L’avis du CSE demande aussi que soit épargné au marché des installation de 9 à 100 kWc, une dégressivité trop importante et trop rapide qui le mettrait en danger. © PP
À propos de l’autoconsommation des particuliers, Le CSE demande que les baisses de tarifs et de primes interviennent après l’entrée en vigueur du taux de TVA réduit à 5,5 %. L’arrêté définitif est attendu début avril.
Soufflant le froid et et le chaud, après la menace sur le segment 100 à 500 kWc, le gouvernement a publié un nouvel arrêté le 5 mars qui améliore et facilite l’autoconsommation collective pour les collectivités territoriales. Selon Florian Ferjoux, avocat au cabinet Gossement Avocats, ce nouvel arrêté :
– augmente le seuil de puissance cumulée des installations de production d’une opération d’autoconsommation collective étendue à 5 MW (au lieu de 3) pour les opérations localisées sur le territoire métropolitain continental ;
– Introduit une nouvelle dérogation aux critères généraux des opérations d’autoconsommation collective étendue pour les collectivités territoriales.

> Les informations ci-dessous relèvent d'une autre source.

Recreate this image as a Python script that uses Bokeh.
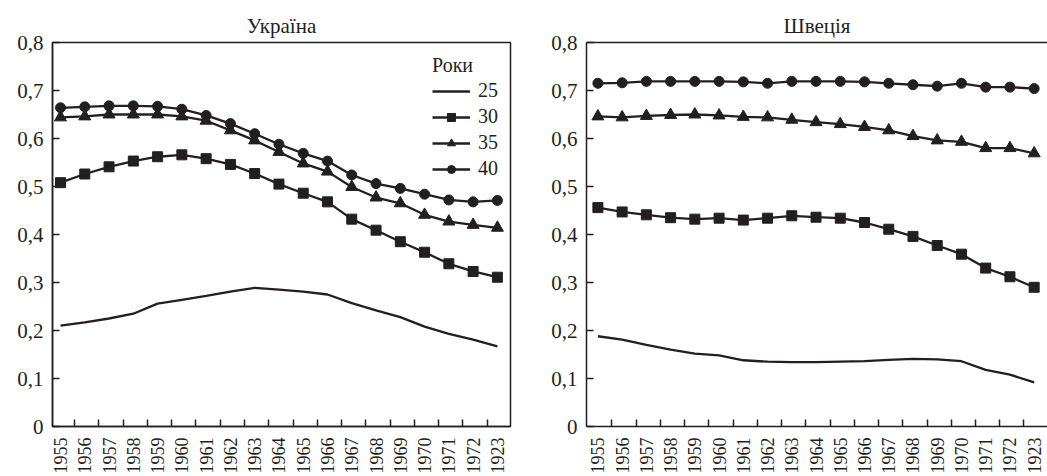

Une dérogation pourra ainsi être accordée à tout projet d’autoconsommation collective étendue situé sur le territoire métropolitain continental, qui répond simultanément aux trois critères suivants :
– l’un des producteurs ou des consommateurs participants est une commune ou un EPCI à fiscalité propre ;
– L’ensemble des producteurs et des consommateurs participants sont des organismes publics ou privés exerçant une mission de service public ou des sociétés d’économie mixtes locales mentionnées et leurs filiales ;
– Les points de soutirage et d’injection sont situés exclusivement dans le ressort géographique de l’établissement public de coopération intercommunale à fiscalité propre participant au projet ou auquel adhèrent la ou les communes participant au projet.
La puissance cumulée des installations de production des projets répondants aux critères cumulatifs de cette dérogation est inférieure à 10MW. Un pas en avant, un pas en arrière semble être la devise adoptée par le gouvernement en ce qui concerne la réglementation sur le photovoltaïque.